THE REQUEST = Pick out the lines below that include the string "this".

Items from a data source
%%

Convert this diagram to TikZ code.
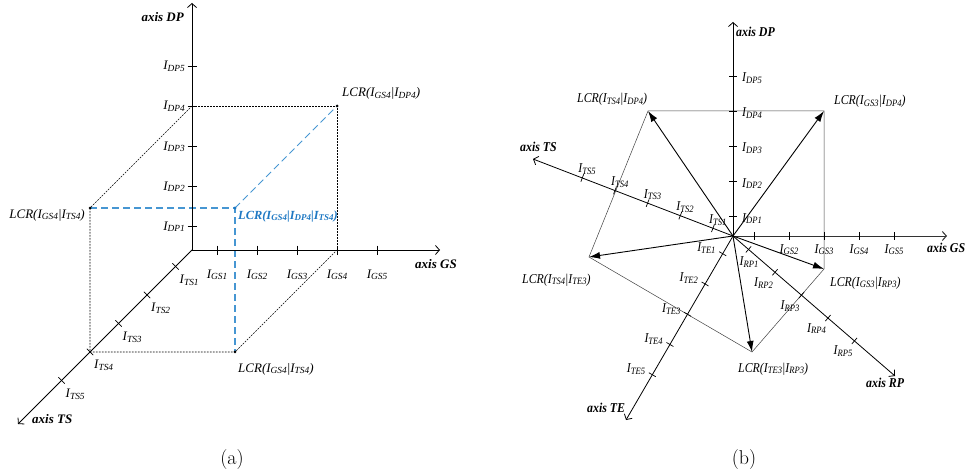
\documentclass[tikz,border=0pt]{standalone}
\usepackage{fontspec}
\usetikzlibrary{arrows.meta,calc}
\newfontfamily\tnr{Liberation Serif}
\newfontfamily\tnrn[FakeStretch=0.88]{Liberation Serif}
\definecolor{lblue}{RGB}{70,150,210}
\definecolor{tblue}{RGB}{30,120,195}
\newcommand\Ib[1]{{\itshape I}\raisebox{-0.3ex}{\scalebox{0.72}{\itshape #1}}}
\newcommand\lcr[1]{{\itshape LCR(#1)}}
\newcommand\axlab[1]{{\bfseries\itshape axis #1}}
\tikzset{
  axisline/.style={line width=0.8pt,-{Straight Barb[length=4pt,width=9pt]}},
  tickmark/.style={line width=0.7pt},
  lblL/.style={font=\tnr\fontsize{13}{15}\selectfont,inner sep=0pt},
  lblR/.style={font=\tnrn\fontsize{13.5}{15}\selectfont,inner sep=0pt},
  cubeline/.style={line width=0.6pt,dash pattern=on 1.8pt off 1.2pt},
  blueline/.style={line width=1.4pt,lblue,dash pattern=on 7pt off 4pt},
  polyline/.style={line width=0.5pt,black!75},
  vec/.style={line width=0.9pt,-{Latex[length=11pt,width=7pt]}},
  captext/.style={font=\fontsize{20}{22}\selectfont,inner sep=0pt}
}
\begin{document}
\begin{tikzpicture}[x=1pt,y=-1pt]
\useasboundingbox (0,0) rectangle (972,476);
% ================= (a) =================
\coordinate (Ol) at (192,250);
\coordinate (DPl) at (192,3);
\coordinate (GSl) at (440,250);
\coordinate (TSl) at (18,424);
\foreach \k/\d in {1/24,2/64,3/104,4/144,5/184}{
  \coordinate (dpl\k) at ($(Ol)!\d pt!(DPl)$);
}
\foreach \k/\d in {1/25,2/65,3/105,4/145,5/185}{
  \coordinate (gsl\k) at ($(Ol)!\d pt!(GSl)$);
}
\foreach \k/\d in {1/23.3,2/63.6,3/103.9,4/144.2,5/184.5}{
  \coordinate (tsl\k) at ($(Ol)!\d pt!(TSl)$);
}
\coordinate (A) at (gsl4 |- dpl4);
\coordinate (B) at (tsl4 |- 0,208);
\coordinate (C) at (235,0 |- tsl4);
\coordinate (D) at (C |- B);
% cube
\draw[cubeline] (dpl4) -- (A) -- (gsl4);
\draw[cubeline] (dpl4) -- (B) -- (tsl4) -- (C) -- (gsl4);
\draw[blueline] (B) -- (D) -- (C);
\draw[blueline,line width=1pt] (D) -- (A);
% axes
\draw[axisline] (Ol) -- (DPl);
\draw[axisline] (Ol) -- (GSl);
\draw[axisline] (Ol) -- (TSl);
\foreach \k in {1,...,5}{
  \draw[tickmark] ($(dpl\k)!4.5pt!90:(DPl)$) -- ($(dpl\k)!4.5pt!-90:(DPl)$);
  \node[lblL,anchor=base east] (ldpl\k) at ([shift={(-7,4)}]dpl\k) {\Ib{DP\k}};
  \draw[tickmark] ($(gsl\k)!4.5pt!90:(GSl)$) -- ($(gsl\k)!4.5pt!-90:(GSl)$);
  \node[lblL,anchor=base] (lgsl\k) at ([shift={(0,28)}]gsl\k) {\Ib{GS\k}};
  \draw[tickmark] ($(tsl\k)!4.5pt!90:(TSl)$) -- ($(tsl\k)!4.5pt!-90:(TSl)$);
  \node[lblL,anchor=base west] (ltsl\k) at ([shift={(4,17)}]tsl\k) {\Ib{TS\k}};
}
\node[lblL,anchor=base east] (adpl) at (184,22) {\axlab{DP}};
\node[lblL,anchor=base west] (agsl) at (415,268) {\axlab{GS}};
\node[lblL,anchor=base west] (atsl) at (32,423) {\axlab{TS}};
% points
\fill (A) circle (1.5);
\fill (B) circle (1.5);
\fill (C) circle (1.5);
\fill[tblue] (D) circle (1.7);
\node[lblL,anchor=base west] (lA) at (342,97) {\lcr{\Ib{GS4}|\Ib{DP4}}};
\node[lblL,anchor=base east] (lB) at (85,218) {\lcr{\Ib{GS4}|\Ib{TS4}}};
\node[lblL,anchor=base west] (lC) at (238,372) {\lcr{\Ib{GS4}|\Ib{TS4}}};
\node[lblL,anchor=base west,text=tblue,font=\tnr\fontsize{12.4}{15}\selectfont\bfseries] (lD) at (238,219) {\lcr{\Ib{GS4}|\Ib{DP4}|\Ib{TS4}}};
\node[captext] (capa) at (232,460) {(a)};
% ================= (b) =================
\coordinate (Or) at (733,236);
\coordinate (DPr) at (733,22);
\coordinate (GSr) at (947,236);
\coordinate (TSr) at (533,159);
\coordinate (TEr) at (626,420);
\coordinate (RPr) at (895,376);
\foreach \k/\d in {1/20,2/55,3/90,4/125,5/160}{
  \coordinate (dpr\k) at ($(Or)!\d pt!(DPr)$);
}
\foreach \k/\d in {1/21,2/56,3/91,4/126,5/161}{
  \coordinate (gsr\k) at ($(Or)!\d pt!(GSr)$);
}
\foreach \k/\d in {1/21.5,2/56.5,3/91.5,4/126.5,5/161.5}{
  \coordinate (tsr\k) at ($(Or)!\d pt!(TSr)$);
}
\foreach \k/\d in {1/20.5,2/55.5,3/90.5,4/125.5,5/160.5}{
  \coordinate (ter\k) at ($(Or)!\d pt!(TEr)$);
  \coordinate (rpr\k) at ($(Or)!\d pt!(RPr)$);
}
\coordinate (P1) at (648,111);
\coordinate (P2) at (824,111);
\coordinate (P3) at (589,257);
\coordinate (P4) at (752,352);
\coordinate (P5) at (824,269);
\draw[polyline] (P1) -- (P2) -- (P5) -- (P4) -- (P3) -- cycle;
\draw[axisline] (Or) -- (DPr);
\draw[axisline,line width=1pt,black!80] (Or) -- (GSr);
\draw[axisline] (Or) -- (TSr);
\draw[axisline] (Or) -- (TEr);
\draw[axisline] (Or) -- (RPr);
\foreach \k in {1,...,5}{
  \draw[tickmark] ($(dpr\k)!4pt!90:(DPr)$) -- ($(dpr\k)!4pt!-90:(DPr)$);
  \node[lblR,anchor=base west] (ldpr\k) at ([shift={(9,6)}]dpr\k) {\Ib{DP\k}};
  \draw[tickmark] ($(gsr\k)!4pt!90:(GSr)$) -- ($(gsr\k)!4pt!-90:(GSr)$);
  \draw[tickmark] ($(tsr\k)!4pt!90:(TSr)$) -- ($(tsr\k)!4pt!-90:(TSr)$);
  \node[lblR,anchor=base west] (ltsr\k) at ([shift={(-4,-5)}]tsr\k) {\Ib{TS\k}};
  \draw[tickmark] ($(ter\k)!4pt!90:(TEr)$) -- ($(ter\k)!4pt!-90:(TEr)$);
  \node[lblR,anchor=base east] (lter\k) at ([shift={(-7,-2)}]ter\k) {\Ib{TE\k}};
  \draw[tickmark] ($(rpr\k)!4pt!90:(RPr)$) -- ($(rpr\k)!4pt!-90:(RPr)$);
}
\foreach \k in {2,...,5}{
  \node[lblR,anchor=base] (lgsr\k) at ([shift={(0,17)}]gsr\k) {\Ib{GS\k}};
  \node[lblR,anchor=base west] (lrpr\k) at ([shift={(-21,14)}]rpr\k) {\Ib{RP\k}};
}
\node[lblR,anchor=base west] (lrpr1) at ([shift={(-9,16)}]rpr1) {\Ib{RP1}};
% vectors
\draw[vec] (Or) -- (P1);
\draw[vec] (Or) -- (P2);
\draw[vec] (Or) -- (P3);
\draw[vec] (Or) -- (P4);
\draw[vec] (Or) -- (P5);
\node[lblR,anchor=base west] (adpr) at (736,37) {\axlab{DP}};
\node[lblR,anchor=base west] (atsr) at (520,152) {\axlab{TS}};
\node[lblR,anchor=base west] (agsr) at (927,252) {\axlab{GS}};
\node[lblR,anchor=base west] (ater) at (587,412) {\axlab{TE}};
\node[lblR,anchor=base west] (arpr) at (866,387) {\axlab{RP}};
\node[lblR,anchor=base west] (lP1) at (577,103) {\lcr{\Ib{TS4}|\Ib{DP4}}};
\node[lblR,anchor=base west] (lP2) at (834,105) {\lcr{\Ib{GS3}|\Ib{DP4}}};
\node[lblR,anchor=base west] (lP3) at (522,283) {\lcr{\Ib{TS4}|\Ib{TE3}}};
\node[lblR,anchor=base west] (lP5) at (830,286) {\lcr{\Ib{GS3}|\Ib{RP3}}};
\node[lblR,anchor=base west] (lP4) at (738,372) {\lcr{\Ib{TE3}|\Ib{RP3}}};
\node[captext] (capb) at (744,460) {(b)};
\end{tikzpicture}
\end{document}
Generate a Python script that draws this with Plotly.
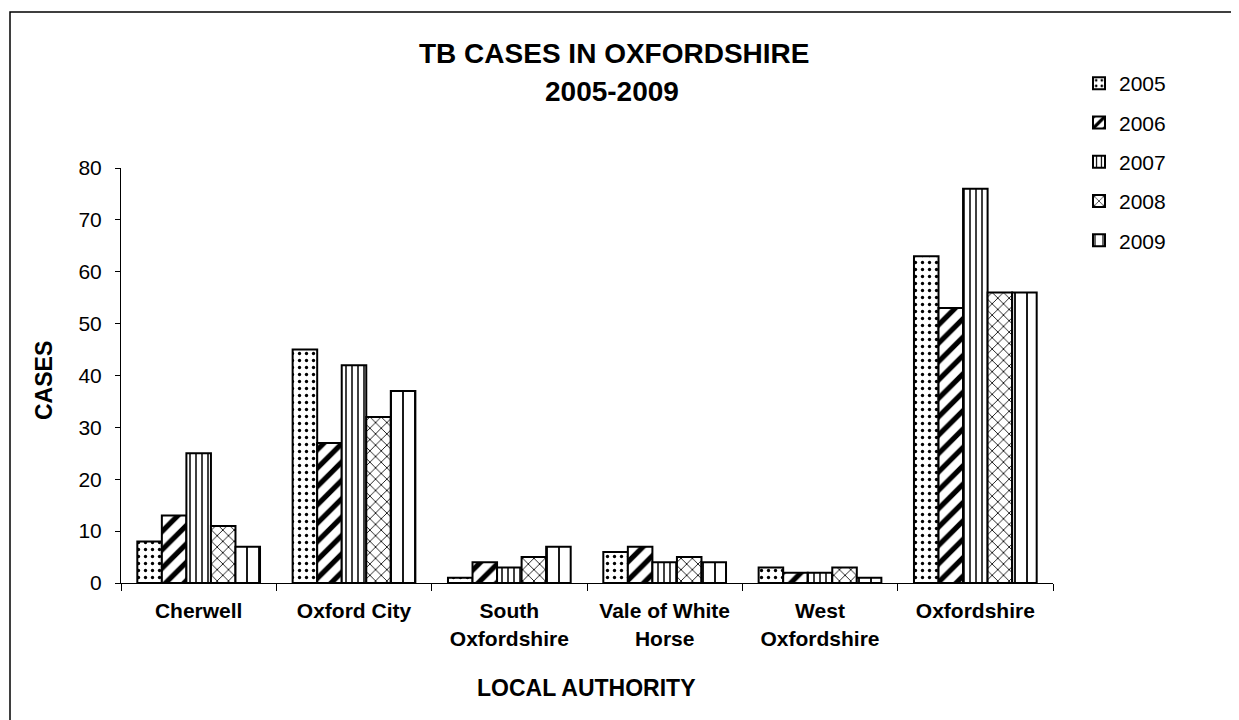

%%

COMPLETE OUTPUT =
Convert this diagram to TikZ code.
Generate a Python script that draws this with Plotly.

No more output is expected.